In all the good news, there was but one mention of East Fremont: A 10,000-sqaure-foot rock 'n' roll club is slated for Seventh Street and Fremont; the permits have been signed and the business owners' association are finalizing a design.




Who Will Deliver Downtown?


Beckett doesn't feel like hyping the connotation of East Fremont, mostly because what goes on around him doesn't impact him. Nobody bothers him.


Bill hasn't seen a sea change, nor does he plan to tone down his bravado, which comes off like the boasts of a man securely out of earshot from the very people he's disparaging.


"I'll call them motherf--kers if that's what they deserve. What are they going to do? Hurt me? Kill me?"


To change East Fremont, Lt. Herpolsheimer says, city officials needs to get more involved with properties east of Sixth Street. Properties need to be renovated or put up for sale and respectable owners brought in.


"There are a lot of absentee landlords who are reaping the benefits of the improvements being made Downtown but don't want to participate in helping the area," he says. "The time is right for them to do it now. The [mayor's vision of downtown] is attainable. It's the best time in the last 20 years for the area to change."


Charoen says police efforts combined with the city's vision will make East Fremont safe and Downtown great.


If neither can do either, maybe the God Squad can. Led by Stephen Smith, pastor of Downtown Community Church at Ninth and Odgen, the squad in September began walking East Fremont on Friday nights, vowing to do so until drugs and prostitution are eradicated.

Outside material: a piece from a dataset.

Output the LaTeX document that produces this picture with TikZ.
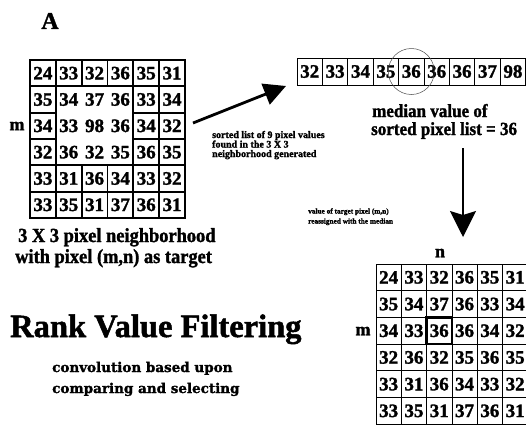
\documentclass[tikz,border=0pt]{standalone}
\usepackage{fontspec}
\setmainfont{Liberation Serif}[BoldFeatures={FakeBold=1.5}]
\newfontfamily\condserif{Liberation Serif}[FakeStretch=0.92, BoldFeatures={FakeBold=1.5}]
\newfontfamily\wideserif{DejaVu Serif}[BoldFeatures={FakeBold=1.5}]
\usetikzlibrary{arrows.meta}
\begin{document}
\begin{tikzpicture}[x=1pt,y=-1pt,
  num/.style={inner sep=0pt, outer sep=0pt, font=\fontsize{19}{19}\selectfont\bfseries},
  cellL/.style={num, draw, line width=1.8pt, minimum width=25.83pt, minimum height=26.33pt},
  cellLin/.style={num, minimum width=25.83pt, minimum height=26.33pt},
  cellS/.style={num, draw, line width=0.8pt, minimum width=25.4pt, minimum height=27pt},
  cellR/.style={num, draw, line width=0.8pt, minimum width=25.3pt, minimum height=26.7pt},
  captxt/.style={inner sep=0pt, anchor=base west, font=\fontsize{20}{20}\selectfont\condserif\bfseries},
  medtxt/.style={inner sep=0pt, anchor=base west, font=\fontsize{18.5}{18.5}\selectfont\condserif\bfseries},
  smalltxt/.style={inner sep=0pt, anchor=base west, font=\fontsize{10}{10}\selectfont\bfseries},
  tinytxt/.style={inner sep=0pt, anchor=base west, font=\fontsize{7.3}{7.3}\selectfont\bfseries},
  subtxt/.style={inner sep=0pt, anchor=base west, font=\fontsize{13.5}{13.5}\selectfont\wideserif\bfseries},
  lbl/.style={inner sep=0pt, font=\fontsize{18}{18}\selectfont\bfseries},
  bigarrow/.style={line width=2.8pt, -{Triangle[length=22pt,width=22pt]}},
  downarrow/.style={line width=1.4pt, -{Stealth[length=26pt,width=26pt,inset=4pt]}}
]
\path[use as bounding box, fill=white] (0,0) rectangle (526,424);

% title
\node[inner sep=0pt, font=\fontsize{24}{24}\selectfont\bfseries] (title) at (50,21) {A};

% left grid
\foreach \rowvals [count=\r] in {{24,33,32,36,35,31},{35,34,37,36,33,34},{34,33,98,36,34,32},{32,36,32,35,36,35},{33,31,36,34,33,32},{33,35,31,37,36,31}} {
  \foreach \v [count=\c] in \rowvals {
    \pgfmathtruncatemacro\inn{(\r>1)*(\r<5)*(\c>1)*(\c<5)}
    \ifnum\inn=1
      \node[cellLin] (L\r\c) at ({30+25.83*(\c-0.5)},{60+26.33*(\r-0.5)}) {\v};
    \else
      \node[cellL] (L\r\c) at ({30+25.83*(\c-0.5)},{60+26.33*(\r-0.5)}) {\v};
    \fi
  }
}
\draw[line width=1.8pt] (L22.north west) rectangle (L44.south east);
\draw[line width=2.8pt] (L11.north west) rectangle (L66.south east);
\node[lbl] (mL) at (17,126) {m};

\node[captxt] (cap1) at (18,242) {3 X 3 pixel neighborhood};
\node[captxt] (cap2) at (15,263) {with pixel (m,n) as target};

% sorted list
\foreach \v [count=\c] in {32,33,34,35,36,36,36,37,98} {
  \node[cellS] (S\c) at ({297+25.4*(\c-0.5)},71.5) {\v};
}
\node[draw=black!70, line width=0.5pt, circle, minimum size=46pt, inner sep=0pt] (medc) at (S5) {};

\node[medtxt] (med1) at (372,117) {median value of};
\node[medtxt] (med2) at (371,135) {sorted pixel list = 36};

% arrow 1
\coordinate (a1s) at (193,123);
\coordinate (a1e) at (286,86);
\draw[bigarrow] (a1s) -- (a1e);
\node[smalltxt] (s1) at (212,138) {sorted list of 9 pixel values};
\node[smalltxt] (s2) at (212,147.5) {found in the 3 X 3};
\node[smalltxt] (s3) at (212,157) {neighborhood generated};

% arrow 2
\coordinate (a2s) at (463,148);
\coordinate (a2e) at (463,237);
\draw[downarrow] (a2s) -- (a2e);
\node[tinytxt] (t1) at (308,213.5) {value of target pixel (m,n)};
\node[tinytxt] (t2) at (308,223.5) {reassigned with the median};

% right grid
\begin{scope}
\clip (0,0) rectangle (526,424);
\foreach \rowvals [count=\r] in {{24,33,32,36,35,31},{35,34,37,36,33,34},{34,33,36,36,34,32},{32,36,32,35,36,35},{33,31,36,34,33,32},{33,35,31,37,36,31}} {
  \foreach \v [count=\c] in \rowvals {
    \node[cellR] (R\r\c) at ({376+25.3*(\c-0.5)},{264+26.7*(\r-0.5)}) {\v};
  }
}
\draw[line width=2.4pt] (R33.north west) rectangle (R33.south east);
\end{scope}
\node[lbl] (nR) at (440,253) {n};
\node[lbl] (mR) at (363,331) {m};

% bottom-left titles
\node[inner sep=0pt, anchor=base west, font=\fontsize{32.5}{32.5}\selectfont\bfseries] (rvf) at (10,337) {Rank Value Filtering};
\node[subtxt] (sub1) at (52,372) {convolution based upon};
\node[subtxt] (sub2) at (52,393) {comparing and selecting};
\end{tikzpicture}
\end{document}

God Squader Earl White routinely traverses East Fremont, as much to check on the apartments run by his company as to let criminals know he's watching them. And they often let him know they don't care. Several leered from balconies in September when he, Smith, Mayor Oscar Goodman and nearly 100 others walked Fremont from 15th Street to Maryland Parkway, yelling "Hey, hey, ho, ho, drug dealers got to go." A few weeks ago, a beer-drinking loiterer heckled White at Fremont and Bruce. He eventually left. White's a big man.

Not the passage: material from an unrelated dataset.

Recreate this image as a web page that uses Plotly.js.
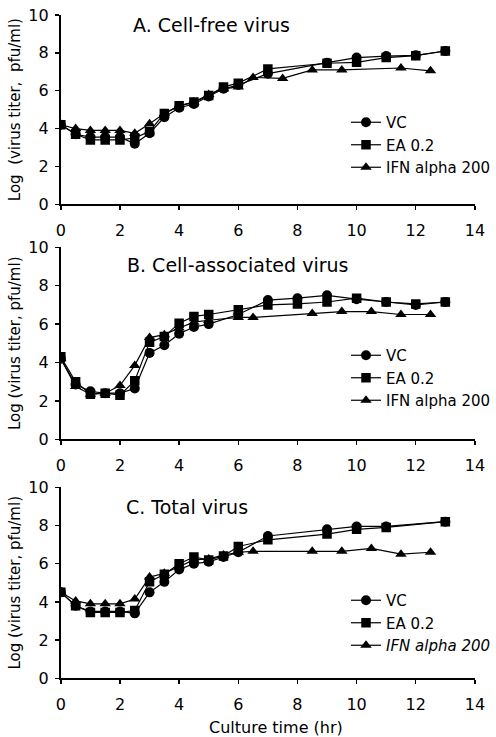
<!DOCTYPE html>
<html>
<head>
<meta charset="utf-8">
<script src="https://cdn.plot.ly/plotly-3.0.1.min.js"></script>
<style>html,body{margin:0;padding:0;background:#fff;}#chart{width:496px;height:737px;}</style>
</head>
<body>
<div id="chart"></div>
<script>
// ---- Data ----
const seriesNames = ["VC", "EA 0.2", "IFN alpha 200"];
const panelTitles = ["A. Cell-free virus", "B. Cell-associated virus", "C. Total virus"];
const yTitles = ["Log\u00a0 (virus titer,\u00a0 pfu/ml)", "Log (virus titer, pfu/ml)", "Log (virus titer, pfu/ml)"];
const xTitle = "Culture time (hr)";

// Panel A: cell-free virus
const xA_vc  = [0,0.5,1,1.5,2,2.5,3,3.5,4,4.5,5,5.5,6,7,9,10,11,12,13];
const yA_vc  = [4.2,3.7,3.55,3.55,3.55,3.2,3.75,4.6,5.1,5.3,5.7,6.1,6.3,6.9,7.48,7.75,7.83,7.87,8.1];
const xA_ea  = [0,0.5,1,1.5,2,2.5,3,3.5,4,4.5,5,5.5,6,7,9,10,11,12,13];
const yA_ea  = [4.2,3.7,3.4,3.4,3.4,3.5,3.85,4.8,5.2,5.4,5.75,6.2,6.4,7.15,7.45,7.5,7.75,7.85,8.1];
const xA_ifn = [0,0.5,1,1.5,2,2.5,3,3.5,4,4.5,5,5.5,6,6.5,7.5,8.5,9.5,11.5,12.5];
const yA_ifn = [4.2,4.0,3.9,3.9,3.9,3.75,4.25,4.8,5.2,5.4,5.8,6.1,6.2,6.7,6.65,7.1,7.1,7.2,7.05];

// Panel B: cell-associated virus
const xB_vc  = [0,0.5,1,1.5,2,2.5,3,3.5,4,4.5,5,6,7,8,9,10,11,12,13];
const yB_vc  = [4.2,2.85,2.5,2.4,2.4,2.65,4.5,4.9,5.5,5.85,6.0,6.5,7.25,7.35,7.5,7.3,7.15,7.0,7.15];
const xB_ea  = [0,0.5,1,1.5,2,2.5,3,3.5,4,4.5,5,6,7,8,9,10,11,12,13];
const yB_ea  = [4.3,3.0,2.35,2.4,2.3,3.05,5.05,5.35,6.05,6.4,6.5,6.75,7.0,7.05,7.15,7.35,7.15,7.05,7.15];
const xB_ifn = [0,0.5,1,1.5,2,2.5,3,3.5,4,4.5,5,6,6.5,8.5,9.5,10.5,11.5,12.5];
const yB_ifn = [4.2,2.75,2.35,2.4,2.8,3.85,5.3,5.45,5.8,6.1,6.2,6.35,6.35,6.55,6.65,6.65,6.5,6.5];

// Panel C: total virus
const xC_vc  = [0,0.5,1,1.5,2,2.5,3,3.5,4,4.5,5,5.5,6,7,9,10,11,13];
const yC_vc  = [4.5,3.8,3.5,3.5,3.5,3.4,4.5,5.05,5.7,6.0,6.1,6.35,6.6,7.45,7.8,7.95,7.95,8.2];
const xC_ea  = [0,0.5,1,1.5,2,2.5,3,3.5,4,4.5,5,5.5,6,7,9,10,11,13];
const yC_ea  = [4.5,3.8,3.45,3.45,3.45,3.55,5.05,5.45,6.0,6.35,6.2,6.4,6.9,7.25,7.55,7.8,7.9,8.2];
const xC_ifn = [0,0.5,1,1.5,2,2.5,3,3.5,4,4.5,5,5.5,6,6.5,8.5,9.5,10.5,11.5,12.5];
const yC_ifn = [4.5,4.05,3.9,3.9,3.9,4.15,5.3,5.5,5.85,6.2,6.25,6.45,6.6,6.65,6.65,6.65,6.8,6.5,6.6];

const xTickVals = [0,2,4,6,8,10,12,14];
const yTickVals = [0,2,4,6,8,10];

// ---- Build ----
const FONT = "DejaVu Sans, Arial, sans-serif";
const symbols = ["circle", "square", "triangle-up"];
const markerSizes = [10, 9.5, 10];
const panels = [
  {x:[xA_vc,xA_ea,xA_ifn], y:[yA_vc,yA_ea,yA_ifn]},
  {x:[xB_vc,xB_ea,xB_ifn], y:[yB_vc,yB_ea,yB_ifn]},
  {x:[xC_vc,xC_ea,xC_ifn], y:[yC_vc,yC_ea,yC_ifn]}
];
const legendIds = ["legend", "legend2", "legend3"];
const traces = [];
panels.forEach((p, pi) => {
  for (let s = 0; s < 3; s++) {
    let nm = seriesNames[s];
    if (pi === 2 && s === 2) nm = "<i>" + nm + "</i>";
    traces.push({
      type: "scatter", mode: "lines+markers",
      x: p.x[s], y: p.y[s], name: nm,
      xaxis: pi === 0 ? "x" : "x" + (pi + 1),
      yaxis: pi === 0 ? "y" : "y" + (pi + 1),
      legend: legendIds[pi],
      line: {color: "#000", width: 1.2},
      marker: {symbol: symbols[s], size: markerSizes[s], color: "#000", line: {width: 0}}
    });
  }
});

const W = 496, H = 737;
const xDom = [61.7 / W, 481.7 / W];
const yPix = [[15, 204.3], [247.3, 439.3], [487.3, 678.3]];
const legendTops = [106, 339, 584];

const layout = {
  width: W, height: H,
  margin: {l: 0, r: 0, t: 0, b: 0},
  paper_bgcolor: "#fff", plot_bgcolor: "#fff",
  font: {family: FONT, size: 16, color: "#000"},
  showlegend: true,
  annotations: [{
    text: xTitle, showarrow: false, xref: "paper", yref: "paper",
    x: 280 / W, y: 1 - 727 / H, xanchor: "center", yanchor: "middle",
    font: {family: FONT, size: 16, color: "#000"}
  }]
};
for (let i = 0; i < 3; i++) {
  const sfx = i === 0 ? "" : String(i + 1);
  const dom = [1 - yPix[i][1] / H, 1 - yPix[i][0] / H];
  layout["xaxis" + sfx] = {
    domain: xDom, anchor: "y" + sfx, range: [0, 14], tickvals: xTickVals,
    showline: true, linecolor: "#000", linewidth: 2, mirror: false,
    ticks: "outside", ticklen: 4, tickwidth: 1.5, tickcolor: "#000",
    showgrid: false, zeroline: false, fixedrange: true,
    tickfont: {family: FONT, size: 16, color: "#000"}, ticklabelstandoff: 6,
    title: {text: ""}
  };
  layout["yaxis" + sfx] = {
    domain: dom, anchor: "x" + sfx, range: [0, 10], tickvals: yTickVals,
    showline: true, linecolor: "#000", linewidth: 2, mirror: false,
    ticks: "outside", ticklen: 4, tickwidth: 1.5, tickcolor: "#000",
    showgrid: false, zeroline: false, fixedrange: true,
    tickfont: {family: FONT, size: 16, color: "#000"}, ticklabelstandoff: 3,
    title: {text: yTitles[i], font: {family: FONT, size: 15, color: "#000"}, standoff: 4}
  };
  layout[legendIds[i]] = {
    x: 351 / W, xanchor: "left", y: 1 - legendTops[i] / H, yanchor: "top",
    bgcolor: "rgba(0,0,0,0)", borderwidth: 0, tracegroupgap: 0,
    font: {family: FONT, size: 15, color: "#000"}
  };
  layout.annotations.push({
    text: panelTitles[i], showarrow: false,
    xref: "x" + sfx, yref: "y" + sfx,
    x: [2.38, 2.17, 2.13][i], y: [9.47, 9.08, 8.97][i],
    xanchor: "left", yanchor: "middle",
    font: {family: FONT, size: 19, color: "#000"}
  });
}

Plotly.newPlot("chart", traces, layout, {staticPlot: true, displayModeBar: false});
</script>
</body>
</html>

"This type of stuff is a daily occurrence," he says. "You just deal with it. We must change the perception of this area. It is fashionable for people to come down here and get drugs. We have to change that."


Toward that end, White organized the Downtown Business Operators Council, preaching responsible entrepreneurship. Each of his company's properties has a referral desk where tenants can find out about social services. You can avert many crimes, White says, simply by letting people know where they can go to get things like food stamps or bus tokens. The mother who has to prostitute herself to feed her children might change her lifestyle if she knows where to get help. When residents decide they won't put up with criminal mischief, White says, it'll be easier to do business on East Fremont and people will want to live there.

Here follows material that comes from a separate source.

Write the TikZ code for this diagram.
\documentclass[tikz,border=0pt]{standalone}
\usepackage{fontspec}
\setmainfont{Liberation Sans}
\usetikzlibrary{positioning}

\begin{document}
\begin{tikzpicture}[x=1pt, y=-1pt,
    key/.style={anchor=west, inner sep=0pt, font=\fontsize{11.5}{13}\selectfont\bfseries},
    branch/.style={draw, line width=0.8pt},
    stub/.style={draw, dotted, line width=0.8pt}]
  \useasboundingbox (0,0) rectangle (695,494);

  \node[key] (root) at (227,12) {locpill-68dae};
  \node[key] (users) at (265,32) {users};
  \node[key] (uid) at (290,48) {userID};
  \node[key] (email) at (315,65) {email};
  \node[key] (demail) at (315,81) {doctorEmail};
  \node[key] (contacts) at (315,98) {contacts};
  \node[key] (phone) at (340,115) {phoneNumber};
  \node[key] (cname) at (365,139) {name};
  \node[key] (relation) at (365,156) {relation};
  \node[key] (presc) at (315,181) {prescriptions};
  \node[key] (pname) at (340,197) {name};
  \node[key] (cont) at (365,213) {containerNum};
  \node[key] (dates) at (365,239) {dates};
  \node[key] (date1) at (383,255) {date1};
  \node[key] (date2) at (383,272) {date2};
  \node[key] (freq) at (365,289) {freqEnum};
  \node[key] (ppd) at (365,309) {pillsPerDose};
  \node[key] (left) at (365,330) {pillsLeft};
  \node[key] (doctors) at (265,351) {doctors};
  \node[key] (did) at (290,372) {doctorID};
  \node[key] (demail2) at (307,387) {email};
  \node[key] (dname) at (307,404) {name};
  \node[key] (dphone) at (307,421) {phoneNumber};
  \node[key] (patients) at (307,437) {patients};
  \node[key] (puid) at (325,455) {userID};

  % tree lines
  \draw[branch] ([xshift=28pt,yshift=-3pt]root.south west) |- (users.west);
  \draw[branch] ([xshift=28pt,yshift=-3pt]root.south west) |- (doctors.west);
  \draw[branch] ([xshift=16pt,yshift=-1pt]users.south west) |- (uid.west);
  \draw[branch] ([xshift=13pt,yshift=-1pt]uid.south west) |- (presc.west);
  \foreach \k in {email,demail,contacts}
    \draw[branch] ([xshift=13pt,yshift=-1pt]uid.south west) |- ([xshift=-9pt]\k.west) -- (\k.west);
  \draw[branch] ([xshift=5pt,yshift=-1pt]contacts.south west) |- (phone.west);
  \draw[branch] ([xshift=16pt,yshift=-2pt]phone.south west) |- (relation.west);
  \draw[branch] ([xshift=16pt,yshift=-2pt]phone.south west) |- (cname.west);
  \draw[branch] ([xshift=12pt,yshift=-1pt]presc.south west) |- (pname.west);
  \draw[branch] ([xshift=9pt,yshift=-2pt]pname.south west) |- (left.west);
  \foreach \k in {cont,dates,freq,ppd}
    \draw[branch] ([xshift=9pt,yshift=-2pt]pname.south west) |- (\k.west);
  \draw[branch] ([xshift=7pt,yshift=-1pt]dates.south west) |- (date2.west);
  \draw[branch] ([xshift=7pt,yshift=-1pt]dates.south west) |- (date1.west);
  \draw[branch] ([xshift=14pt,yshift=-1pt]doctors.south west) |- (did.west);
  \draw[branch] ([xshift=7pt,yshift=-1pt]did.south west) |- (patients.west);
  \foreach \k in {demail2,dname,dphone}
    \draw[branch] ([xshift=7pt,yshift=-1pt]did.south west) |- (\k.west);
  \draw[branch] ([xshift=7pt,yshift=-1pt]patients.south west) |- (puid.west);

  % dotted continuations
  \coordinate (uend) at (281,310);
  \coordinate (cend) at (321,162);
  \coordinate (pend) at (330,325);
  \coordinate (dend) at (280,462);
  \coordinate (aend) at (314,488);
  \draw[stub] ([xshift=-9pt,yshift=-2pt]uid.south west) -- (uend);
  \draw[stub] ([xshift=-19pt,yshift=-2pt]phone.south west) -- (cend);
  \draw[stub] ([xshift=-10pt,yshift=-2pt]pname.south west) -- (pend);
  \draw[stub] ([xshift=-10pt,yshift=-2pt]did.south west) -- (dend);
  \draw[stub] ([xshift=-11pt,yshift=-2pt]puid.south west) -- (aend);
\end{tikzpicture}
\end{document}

"East Fremont is only as good as we want it to be."


For 20 years, that hasn't been very good, though the self-avowed optimist is betting that "in two to three years, I think you're going a see a big change in the perception of the area."


Two to three years is impossibly ambitious. If the city starts buying out absentee motel owners and razing mini-marts, extends revitalization efforts to Eastern (lest the proposed entertainment district bump up against motels and mini-marts), initiates plans to put an urban park where low-rent apartments now stand, upgrades lighting on sidestreets and secures investors for restaurants, bars and clubs, then perceptions about East Fremont might change.


Working against the city is history: It's never done this before.


History is also working against the police. Despite yeoman efforts, they've not been able to uproot the homeless, the gang members and the hookers.


Moreover, Fremont's a product of its environment, a victim of its own reputation. Repackaging it would be a task for any tourist commission. How do you sell an area where the one constant over 20 years has been crime? Can you sell it?


You can take the reputation out of Fremont Street, but can you can take Fremont Street away from its reputation?